Reproduce all the material exactly, minus any pictures it holds.

## BEGIN Input data

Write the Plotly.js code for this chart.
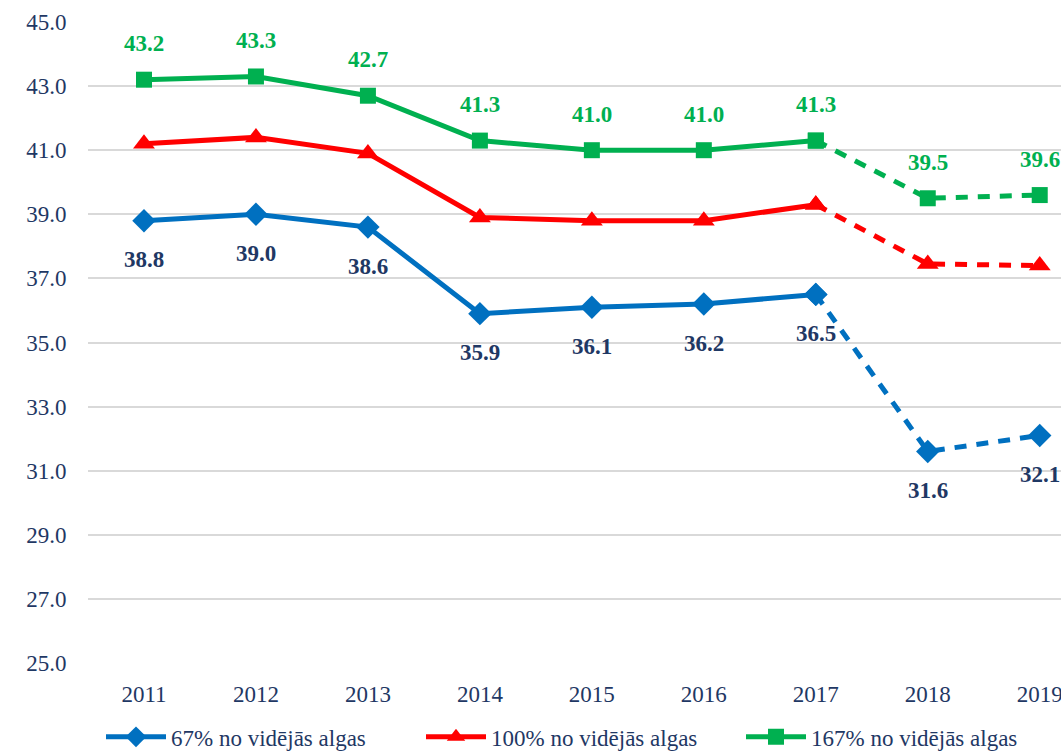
<!DOCTYPE html>
<html><head><meta charset="utf-8">
<script src="https://cdn.plot.ly/plotly-3.0.1.min.js"></script>
<style>html,body{margin:0;padding:0;overflow:hidden;background:#fff}</style>
</head><body><div id="chart" style="width:1061px;height:755px"></div>
<script>
const years = ['2011','2012','2013','2014','2015','2016','2017','2018','2019'];
const s67 = [38.8, 39.0, 38.6, 35.9, 36.1, 36.2, 36.5, 31.6, 32.1];
const s100 = [41.2, 41.4, 40.9, 38.9, 38.8, 38.8, 39.3, 37.45, 37.4];
const s167 = [43.2, 43.3, 42.7, 41.3, 41.0, 41.0, 41.3, 39.5, 39.6];
const names = ['67% no vidējās algas', '100% no vidējās algas', '167% no vidējās algas'];
const colors = ['#0070C0', '#FF0000', '#00B050'];
const symbols = ['diamond', 'triangle-up', 'square'];
const solidEnd = 7; // solid through 2017, dashed after

const FONT = 'Liberation Serif';
const NAVY = '#1F3864';
const FS = 23;
const series = [s67, s100, s167];
const msizes = [18, 19, 16];
const traces = [];
series.forEach((vals, i) => {
  traces.push({
    x: years.slice(0, solidEnd), y: vals.slice(0, solidEnd), type: 'scatter', mode: 'lines+markers',
    name: names[i], line: {color: colors[i], width: 5},
    marker: {symbol: symbols[i], size: msizes[i], color: colors[i]}, legendgroup: 'g' + i
  });
  traces.push({
    x: years.slice(solidEnd - 1), y: vals.slice(solidEnd - 1), type: 'scatter', mode: 'lines+markers',
    name: names[i], showlegend: false, line: {color: colors[i], width: 5, dash: '12px,10px'},
    marker: {symbol: symbols[i], size: msizes[i], color: colors[i]}, legendgroup: 'g' + i
  });
});

const annotations = [];
for (let k = 0; k < years.length; k++) {
  annotations.push({x: k, y: s167[k], xref: 'x', yref: 'y', text: '<b>' + s167[k].toFixed(1) + '</b>',
    showarrow: false, yshift: 36, font: {family: FONT, size: FS, color: '#00B050'}});
  annotations.push({x: k, y: s67[k], xref: 'x', yref: 'y', text: '<b>' + s67[k].toFixed(1) + '</b>',
    showarrow: false, yshift: -39, font: {family: FONT, size: FS, color: NAVY}});
}

const layout = {
  width: 1061, height: 755,
  margin: {l: 88, r: 0, t: 22, b: 92},
  paper_bgcolor: '#fff', plot_bgcolor: '#fff',
  font: {family: FONT, size: FS, color: NAVY},
  showlegend: true,
  legend: {orientation: 'h', x: 0.518, xanchor: 'center', yref: 'container', y: 0.024, yanchor: 'middle',
    entrywidth: 245, itemwidth: 60, font: {family: FONT, size: FS, color: NAVY}, traceorder: 'normal'},
  xaxis: {type: 'category', range: [-0.5, 8.19], showgrid: false, zeroline: false, showline: false,
    ticks: 'outside', ticklen: 10, tickcolor: 'rgba(0,0,0,0)', automargin: false,
    tickfont: {family: FONT, size: FS, color: NAVY}},
  yaxis: {range: [25, 45], tickmode: 'linear', tick0: 25, dtick: 2, tickformat: '.1f',
    showgrid: true, gridcolor: '#D9D9D9', gridwidth: 1.5, zeroline: false, showline: false,
    ticks: 'outside', ticklen: 16, tickcolor: 'rgba(0,0,0,0)', automargin: false,
    tickfont: {family: FONT, size: FS, color: NAVY}},
  annotations: annotations
};

Plotly.newPlot('chart', traces, layout, {displayModeBar: false});
</script></body></html>
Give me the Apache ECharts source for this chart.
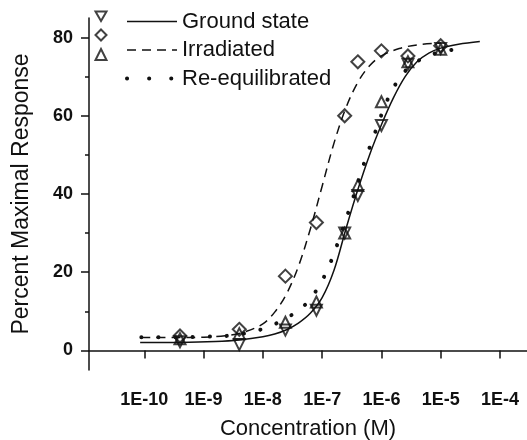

## END Input data

== Written response ==
Write the Plotly.js code for this chart.
<!DOCTYPE html>
<html><head><meta charset="utf-8">
<script src="https://cdn.plot.ly/plotly-3.0.1.min.js"></script>
<style>html,body{margin:0;padding:0;overflow:hidden;background:#fff}</style>
</head><body><div id="chart" style="width:1061px;height:755px"></div>
<script>
const years = ['2011','2012','2013','2014','2015','2016','2017','2018','2019'];
const s67 = [38.8, 39.0, 38.6, 35.9, 36.1, 36.2, 36.5, 31.6, 32.1];
const s100 = [41.2, 41.4, 40.9, 38.9, 38.8, 38.8, 39.3, 37.45, 37.4];
const s167 = [43.2, 43.3, 42.7, 41.3, 41.0, 41.0, 41.3, 39.5, 39.6];
const names = ['67% no vidējās algas', '100% no vidējās algas', '167% no vidējās algas'];
const colors = ['#0070C0', '#FF0000', '#00B050'];
const symbols = ['diamond', 'triangle-up', 'square'];
const solidEnd = 7; // solid through 2017, dashed after

const FONT = 'Liberation Serif';
const NAVY = '#1F3864';
const FS = 23;
const series = [s67, s100, s167];
const msizes = [18, 19, 16];
const traces = [];
series.forEach((vals, i) => {
  traces.push({
    x: years.slice(0, solidEnd), y: vals.slice(0, solidEnd), type: 'scatter', mode: 'lines+markers',
    name: names[i], line: {color: colors[i], width: 5},
    marker: {symbol: symbols[i], size: msizes[i], color: colors[i]}, legendgroup: 'g' + i
  });
  traces.push({
    x: years.slice(solidEnd - 1), y: vals.slice(solidEnd - 1), type: 'scatter', mode: 'lines+markers',
    name: names[i], showlegend: false, line: {color: colors[i], width: 5, dash: '12px,10px'},
    marker: {symbol: symbols[i], size: msizes[i], color: colors[i]}, legendgroup: 'g' + i
  });
});

const annotations = [];
for (let k = 0; k < years.length; k++) {
  annotations.push({x: k, y: s167[k], xref: 'x', yref: 'y', text: '<b>' + s167[k].toFixed(1) + '</b>',
    showarrow: false, yshift: 36, font: {family: FONT, size: FS, color: '#00B050'}});
  annotations.push({x: k, y: s67[k], xref: 'x', yref: 'y', text: '<b>' + s67[k].toFixed(1) + '</b>',
    showarrow: false, yshift: -39, font: {family: FONT, size: FS, color: NAVY}});
}

const layout = {
  width: 1061, height: 755,
  margin: {l: 88, r: 0, t: 22, b: 92},
  paper_bgcolor: '#fff', plot_bgcolor: '#fff',
  font: {family: FONT, size: FS, color: NAVY},
  showlegend: true,
  legend: {orientation: 'h', x: 0.518, xanchor: 'center', yref: 'container', y: 0.024, yanchor: 'middle',
    entrywidth: 245, itemwidth: 60, font: {family: FONT, size: FS, color: NAVY}, traceorder: 'normal'},
  xaxis: {type: 'category', range: [-0.5, 8.19], showgrid: false, zeroline: false, showline: false,
    ticks: 'outside', ticklen: 10, tickcolor: 'rgba(0,0,0,0)', automargin: false,
    tickfont: {family: FONT, size: FS, color: NAVY}},
  yaxis: {range: [25, 45], tickmode: 'linear', tick0: 25, dtick: 2, tickformat: '.1f',
    showgrid: true, gridcolor: '#D9D9D9', gridwidth: 1.5, zeroline: false, showline: false,
    ticks: 'outside', ticklen: 16, tickcolor: 'rgba(0,0,0,0)', automargin: false,
    tickfont: {family: FONT, size: FS, color: NAVY}},
  annotations: annotations
};

Plotly.newPlot('chart', traces, layout, {displayModeBar: false});
</script></body></html>
Give me the Apache ECharts source for this chart.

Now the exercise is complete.